The Staircase (2004)
French television documentary about the trial of novelist Michael Petersen, accused of murdering his wife, Kathleen, after she was found dead at the bottom of a flight of stairs in their Durham, North Carolina mansion in December, 2001. Google for a torrent.
Michael Petersen and wife, Kathleen
I am always reluctant to begin watching a television series bc I have little self control and always violate my one episode per day quota. Depending on consumption methodology, the best examples of serialized art forms are either gobbled up in syndication or agonized over as they air week to week.
The Staircase is a naturally compelling case and Michael Petersen is suspiciously agreeable. He is neither pompous nor verbose, spooked but calm. He is introduced in the first minutes of the series by recalling the night Kathleen Petersen died, taking us on a tour from their post movie conversation in the living room to the poolside, where Kathleen retired to bed early. Michael’s alleged last words to her were, “Goodnight, I’ll be up a little bit later.”
I make assumptions he is guilty. When we hear his frantic calls to 911 I question my gut, but then when I see the police photos and the amount of blood on the walls and the stairs and beneath her head I go with my gut again. This won’t be fun, it’s clear he murdered her.
The prosecution smirks when they exhibit the lacerations on the shaved scalp of a postmortem Kathleen. “These injuries are not consistent with a fall down the stairs,” further positing that this is the work of the fireplace’s missing blow poke. I totally agree. I have no expertise in freak accidents or staircase murders meant to look like freak accidents, but I totally agree. There is blood everywhere.
The defense are cautiously confident, and I find myself aligning with them naturally despite my previous convictions because I like to side with the underdogs. They have also built quite a fucking case. Defense attorney David Rudolph’s handsome beard beautifully articulates reasons for Michael’s innocence. Nobody close with the Petersens, (including his two sons, two adopted daughters, step daughter, sister in-laws, and innumerable friends) can testify to Michael’s temper. Their portrayal of Michael remain as a kind, loving husband and father. His children remain loyal, but his in-laws and step daughters, although having given positive testimony on his behalf in the early stages of the case, turn apostate after the first episode. There is no sign of a struggle from Kathleen, and no blunt force trauma to her brain, an ailment consistent with every beating in the last ten years in the state of North Carolina as demonstrated by the reports he materializes during the trial. Kathleen was drunk, on Valium and walking up a narrow flight of stairs. Though both sides recreate the scene (prosecution with with plastic models of the staircase and defense with a 3D animation) Rudolph enlists the expertise of a Biomechanical engineer and forensic blood spatter specialist to support his claim, also mentioning that the prosecution still has not located the mysterious blow poke, which they claim from the start to be the murder weapon.
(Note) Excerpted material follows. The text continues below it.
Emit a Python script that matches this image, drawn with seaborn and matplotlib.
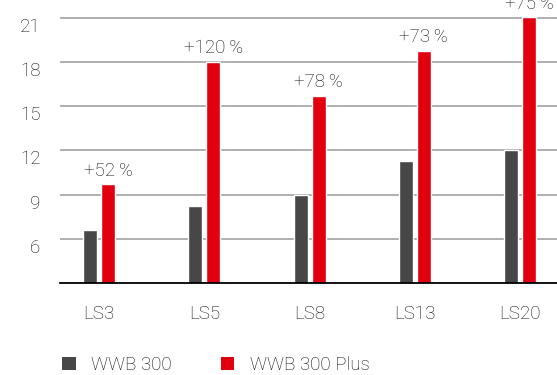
import matplotlib
matplotlib.use('Agg')
import matplotlib.pyplot as plt
import matplotlib.transforms as mtransforms
from matplotlib.patches import Patch
import seaborn as sns
import pandas as pd

categories = ['LS3', 'LS5', 'LS8', 'LS13', 'LS20']
wwb300 = [6.6, 8.2, 9.0, 11.3, 12.0]
wwb300_plus = [9.7, 18.0, 15.7, 18.75, 21.05]
increase_labels = ['+52\u2009%', '+120\u2009%', '+78\u2009%', '+73\u2009%', '+75\u2009%']
series_names = ['WWB 300', 'WWB 300 Plus']
colors = ['#474747', '#e2000f']

data = pd.DataFrame({
    'Modell': categories * 2,
    'Wert': wwb300 + wwb300_plus,
    'Serie': [series_names[0]] * len(categories) + [series_names[1]] * len(categories),
})

sns.set_style('white')
plt.rcParams['font.family'] = ['Roboto', 'DejaVu Sans']
plt.rcParams['font.weight'] = 'light'
plt.rcParams['text.color'] = '#111111'

fs = 13.5

fig = plt.figure(figsize=(5.57, 3.75), dpi=100)
ax = fig.add_axes([60 / 557, 92 / 375, 497 / 557, 283 / 375])

sns.barplot(data=data, x='Modell', y='Wert', hue='Serie', palette=colors,
            width=0.342, gap=0.222, ax=ax, legend=False, saturation=1)

ax.set_ylim(3, 22.2)
ax.set_xlim(-0.37, 4.35)
ax.set_yticks([6, 9, 12, 15, 18, 21])
ax.yaxis.grid(True, color='#9a9a9a', linewidth=1.1)
ax.set_axisbelow(True)
for s in ['top', 'right', 'left']:
    ax.spines[s].set_visible(False)
ax.spines['bottom'].set_color('black')
ax.spines['bottom'].set_linewidth(1.3)
ax.set_xlabel('')
ax.set_ylabel('')
ax.tick_params(axis='both', length=0, labelsize=fs, labelcolor='#111111')
ax.tick_params(axis='y', pad=14)
ax.tick_params(axis='x', pad=16)

# y labels sit just below their gridline
offset = mtransforms.ScaledTranslation(0, -7 / 100, fig.dpi_scale_trans)
for lab in ax.get_yticklabels():
    lab.set_transform(lab.get_transform() + offset)

# percentage labels over the red bars
red_bars = ax.containers[1]
for bar, txt in zip(red_bars, increase_labels):
    ax.text(bar.get_x() + bar.get_width() / 2, bar.get_height() + 0.3, txt,
            ha='center', va='bottom', fontsize=fs, clip_on=False)

handles = [Patch(facecolor=c, edgecolor='none') for c in colors]
fig.legend(handles, series_names, loc='center left',
           bbox_to_anchor=(62 / 557, 10 / 375), ncol=2, frameon=False,
           fontsize=fs, handlelength=0.72, handleheight=0.72,
           handletextpad=0.85, columnspacing=2.6, borderpad=0, borderaxespad=0)

fig.savefig('out.png', dpi=100)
Some irrelevant secrets from Michael’s life serve as a roux and thicken the narrative: his private bisexuality; his exaggerated military experience. Debatably irrelevant to the case yet absolutely juicy for the documentary is the 1985 death of Elizabeth Ratliff. Here is the condensed story: Elizabeth was friend to Michael and his first wife while he was stationed in Germany and was also found dead at the bottom of a staircase, after having spent the previous night with Michael. In the aftermath of the tragedy Michael heroically adopts Elizabeth’s two infant daughters, Margaret and Martha. Upon the discovery of this damning information David Rudolph turns to the cameramen and says, “Ok, well you guys have a much better film now.”
To support their claim of murder, the prosecution has the body of Elizabeth Ratliff exhumed two weeks before trial is set to begin, to the chagrin of the defense and mortification of the daughters.
To support their motive hypothesis, prosecution claims Kathleen Petersen would have been upset and embarrassed of Michael Petersen’s bisexuality, had she discovered his illicit correspondence with a male escort, who he planned to meet for anal sex.
In the series’ last minutes, Michael Petersen is convicted of murdering his wife and sentenced to life without parole. My outrage motivated me to write my feelings and open a dialogue so it wasn’t all bad, but c’mon! the prosecutions case became weaker as the trial progressed! The indignant tone of their closing statement focused on Petersen’s bisexuality (not the evidence) and his ostensible incapability of sustaining a happy marriage if he required cock once in a while to maintain his sanity. The defense was calm and measured and only referred to evidence directly involving Kathleen in their three hour closing arguments. Ah well, this was highly enjoyable and I heard a followup doc is in the works. Fun!